## What to do
Can you write out all of the material below, word for word?

## Available data
**********

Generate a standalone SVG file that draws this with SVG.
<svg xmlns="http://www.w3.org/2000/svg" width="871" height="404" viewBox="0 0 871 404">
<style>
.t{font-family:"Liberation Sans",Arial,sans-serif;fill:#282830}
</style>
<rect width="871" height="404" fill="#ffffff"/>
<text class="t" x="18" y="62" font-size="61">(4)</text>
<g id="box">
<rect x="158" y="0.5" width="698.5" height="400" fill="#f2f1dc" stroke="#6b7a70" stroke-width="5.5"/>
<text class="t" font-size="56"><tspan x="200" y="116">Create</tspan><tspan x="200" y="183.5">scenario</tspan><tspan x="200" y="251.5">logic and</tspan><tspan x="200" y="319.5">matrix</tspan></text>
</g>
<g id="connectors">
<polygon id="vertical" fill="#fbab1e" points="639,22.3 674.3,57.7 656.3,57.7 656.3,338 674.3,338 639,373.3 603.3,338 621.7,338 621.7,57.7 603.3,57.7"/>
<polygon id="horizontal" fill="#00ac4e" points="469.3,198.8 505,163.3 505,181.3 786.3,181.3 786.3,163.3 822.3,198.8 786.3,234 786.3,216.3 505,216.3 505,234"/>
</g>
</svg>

**********

## Solution below
Generate a standalone SVG file that draws this with SVG.
<svg xmlns="http://www.w3.org/2000/svg" width="871" height="404" viewBox="0 0 871 404">
<style>
.t{font-family:"Liberation Sans",Arial,sans-serif;fill:#282830}
</style>
<rect width="871" height="404" fill="#ffffff"/>
<text class="t" x="18" y="62" font-size="61">(4)</text>
<g id="box">
<rect x="158" y="0.5" width="698.5" height="400" fill="#f2f1dc" stroke="#6b7a70" stroke-width="5.5"/>
<text class="t" font-size="56"><tspan x="200" y="116">Create</tspan><tspan x="200" y="183.5">scenario</tspan><tspan x="200" y="251.5">logic and</tspan><tspan x="200" y="319.5">matrix</tspan></text>
</g>
<g id="connectors">
<polygon id="vertical" fill="#fbab1e" points="639,22.3 674.3,57.7 656.3,57.7 656.3,338 674.3,338 639,373.3 603.3,338 621.7,338 621.7,57.7 603.3,57.7"/>
<polygon id="horizontal" fill="#00ac4e" points="469.3,198.8 505,163.3 505,181.3 786.3,181.3 786.3,163.3 822.3,198.8 786.3,234 786.3,216.3 505,216.3 505,234"/>
</g>
</svg>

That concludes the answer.